Pitt knew all of this and recognized he had a problem: How to keep these unsavory facts about Webster hidden, not just from the public, but from the other four members of the SEC, as well. His solution was straightforward: don’t tell them.
Earlier, AFL-CIO President John Sweeney had called the vote to confirm Webster “an outrageous effort to undo the accounting reform legislation Congress passed into law last summer.” He said it was “one more example of the Bush administration’s “commitment” to allowing accounting industry practices that “brought us Enron, WorldCom and Tyco to continue.”
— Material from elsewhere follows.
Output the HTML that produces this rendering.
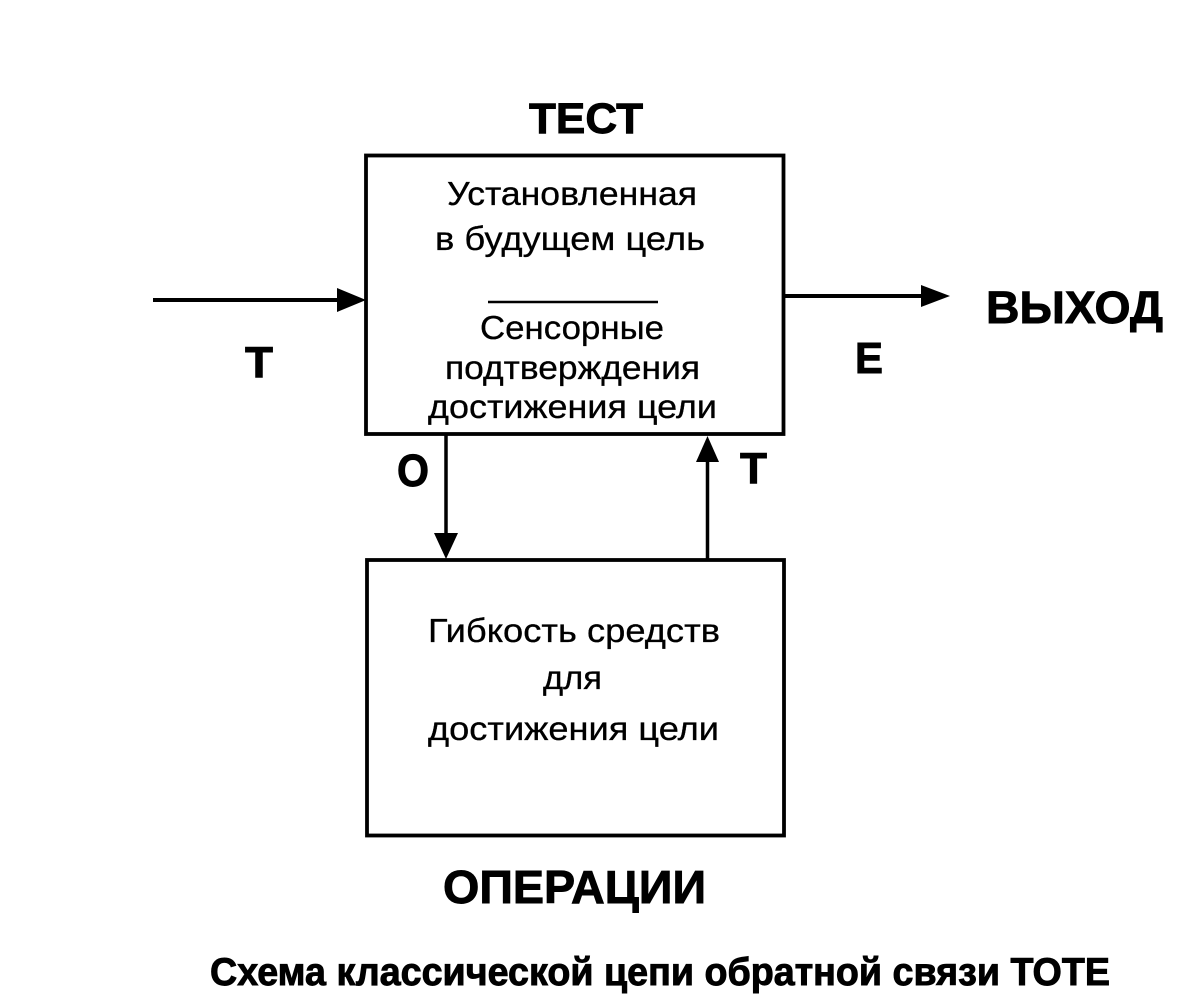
<!DOCTYPE html>
<html>
<head>
<meta charset="utf-8">
<style>
  html, body { margin: 0; padding: 0; background: #fff; }
  svg { display: block; }
  .b { font-family: "Liberation Sans", "DejaVu Sans", sans-serif; font-weight: bold; fill: #000; stroke: #000; stroke-width: 0.9; }
  .r { font-family: "Liberation Sans", "DejaVu Sans", sans-serif; font-weight: normal; fill: #000; stroke: #000; stroke-width: 0.3; }
</style>
</head>
<body>
<svg width="1192" height="998" viewBox="0 0 1192 998" xmlns="http://www.w3.org/2000/svg">
  <rect x="0" y="0" width="1192" height="998" fill="#fff"/>

  <!-- Top box (ТЕСТ) -->
  <rect x="366" y="155.5" width="417.5" height="278.5" fill="none" stroke="#000" stroke-width="3.8"/>
  <!-- Bottom box (ОПЕРАЦИИ) -->
  <rect x="367" y="560" width="417" height="275.5" fill="none" stroke="#000" stroke-width="3.8"/>

  <!-- Left input arrow -->
  <line x1="153" y1="300" x2="342" y2="300" stroke="#000" stroke-width="4"/>
  <polygon points="337,288 366,300 337,312" fill="#000"/>

  <!-- Right output arrow -->
  <line x1="784" y1="296" x2="926" y2="296" stroke="#000" stroke-width="4"/>
  <polygon points="921,285 950,296 921,307" fill="#000"/>

  <!-- Down arrow (O) -->
  <line x1="446" y1="434" x2="446" y2="536" stroke="#000" stroke-width="3.5"/>
  <polygon points="434,533 446,559 458,533" fill="#000"/>

  <!-- Up arrow (T) -->
  <line x1="707.5" y1="560" x2="707.5" y2="458" stroke="#000" stroke-width="3.5"/>
  <polygon points="696,462 707.5,436 719,462" fill="#000"/>

  <!-- Separator line in top box -->
  <line x1="488" y1="302" x2="658" y2="302" stroke="#000" stroke-width="2.5"/>

  <!-- Top box text -->
  <text class="r" x="447" y="205" font-size="33" textLength="250" lengthAdjust="spacingAndGlyphs">Установленная</text>
  <text class="r" x="435" y="250" font-size="33" textLength="270" lengthAdjust="spacingAndGlyphs">в будущем цель</text>
  <text class="r" x="480" y="339" font-size="33" textLength="184" lengthAdjust="spacingAndGlyphs">Сенсорные</text>
  <text class="r" x="445" y="379" font-size="33" textLength="255" lengthAdjust="spacingAndGlyphs">подтверждения</text>
  <text class="r" x="428" y="418" font-size="33" textLength="289" lengthAdjust="spacingAndGlyphs">достижения цели</text>

  <!-- Bottom box text -->
  <text class="r" x="428" y="642" font-size="33" textLength="292" lengthAdjust="spacingAndGlyphs">Гибкость средств</text>
  <text class="r" x="543" y="689" font-size="33" textLength="59" lengthAdjust="spacingAndGlyphs">для</text>
  <text class="r" x="428" y="740" font-size="33" textLength="291" lengthAdjust="spacingAndGlyphs">достижения цели</text>

  <!-- Bold labels -->
  <text class="b" x="529" y="133" font-size="43" textLength="114" lengthAdjust="spacingAndGlyphs">ТЕСТ</text>
  <text class="b" x="245" y="377" font-size="44" textLength="28" lengthAdjust="spacingAndGlyphs">Т</text>
  <text class="b" x="855" y="373" font-size="44" textLength="28" lengthAdjust="spacingAndGlyphs">Е</text>
  <text class="b" x="986" y="323" font-size="45" textLength="177" lengthAdjust="spacingAndGlyphs">ВЫХОД</text>
  <text class="b" x="397" y="486" font-size="45" textLength="32" lengthAdjust="spacingAndGlyphs">О</text>
  <text class="b" x="740" y="483" font-size="44" textLength="27" lengthAdjust="spacingAndGlyphs">Т</text>
  <text class="b" x="443" y="903" font-size="46" textLength="263" lengthAdjust="spacingAndGlyphs">ОПЕРАЦИИ</text>

  <!-- Caption -->
  <text class="b" x="210" y="985" font-size="39" textLength="900" lengthAdjust="spacingAndGlyphs">Схема классической цепи обратной связи ТОТЕ</text>
</svg>
</body>
</html>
Bill Allison, editor of Public Integrity, the monthly journal of a Washington public interest think tank, called Webster’s selection a “classic example of putting a fox in charge of a chicken coop. Or, in Webster’s case, it’s more like putting criminals in charge of the criminal justice system,” he told the World.
The Sarbanes-Oxley Act was passed by Congress last July in response to the public outrage over rampant corporate fraud and the role of Arthur Andersen and other accounting firms in helping hide the malfeasance. The intent of the Sarbanes-Oxley Act was to replace self-regulation of the accounting industry with an oversight committee.
Bush selected Pitt, one of the nation’s leading securities lawyers, with a client list that looked like a roster of Fortune 500 banks and corporations to replace Arthur Levitt as chairman of the SEC. Levitt had angered the business community by sticking up for the average investor and rankled the “Big Five” accounting firms by proposing they be banned from being consultants to firms for whom they were auditors.
Monuments to Pitt’s SEC stewardship include:
• Enron Corporation, which collapsed after hiding millions of dollars in debt from investors and employees by a series of accounting manipulations.
• Arthur Andersen, the accounting firm convicted of accounting fraud for approving Enron’s tricks, was a former Pitt client and one of the key firms behind Pitt’s efforts to stop Levitt’s proposal.
• Within weeks of Enron, Tyco International Ltd. was accused of falsifying merger information and Qwest Communications, Martha Stewart, ImClone and Dynegy all have been accused of some sort of business violation.
• In the process the stock market lost trillions of dollars in value, with union pension funds that cover millions of workers, taking a $1.5 trillion hit.
Although SEC is supposed to be an independent agency, members of the White House staff were in touch with Pitt when lobbyists hijacked the selection of the audit oversight board. Andrew H. Card, Bush’s chief of staff, urged Webster to accept the job. Treasury Secretary Paul H. O’Neill was consulted on Webster’s appointment.
That the accounting firms got what they wanted should come as no surprise: they paid good money to get it. From July 2001 to July 2002, 10 large brokerage firms and two securities industry lobbying organizations spent $31 million pleading their cases before Congress, the White House and many Washington agencies.